I’m pretty sure this is someone trying to clean up b/c it happen every 30 seconds and it looks like disconnect/reconnect. And truthfully, I think the cpu is just an artifact of the connection fluctuation. There’s a fair bit of work to set up a new connection.

This pattern only happens during periods of extremely low user activity. But, said another way, this only happens when running 2 containers. (instead of 10 or 50 containers) The CPU metric during heavy user loads (2x the connections per container on 50 containers) will look a little jaggedy, but rarely spike above 60%.

So, this makes me think that maybe the “load balancer” is smoothing out some “noise” for us. When looking at the graph above, the number of connections regularly fluctuates by about 40 connections per container. Why?

And if we are getting a similar set of 30-second fluctuations of ~100 connections (dropping/reconnecting?) all at the same time, then the load balancer could nicely spread those out across multiple containers and prevent cpu spike.

We don’t run any chron jobs on the server. (ok, 1 fires at midnight)
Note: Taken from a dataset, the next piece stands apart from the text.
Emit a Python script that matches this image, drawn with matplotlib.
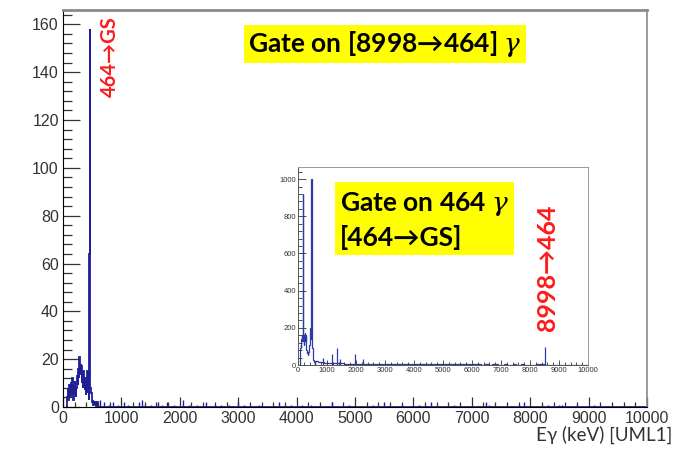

On the client, use an “autosave” feature which fires an rpc periodically, but that feature requires user interaction and a data change before firing. Also, APM tells us that this “save” is being called every second in a random pattern matching client use. (and of course it could not explain either the connection change nor the cpu spike)

We don’t poll. We recently added redisoplog, but this behavior predates that. (And redisoplog is absolutely amazing btw!)

If we figure this out, we’ll post back.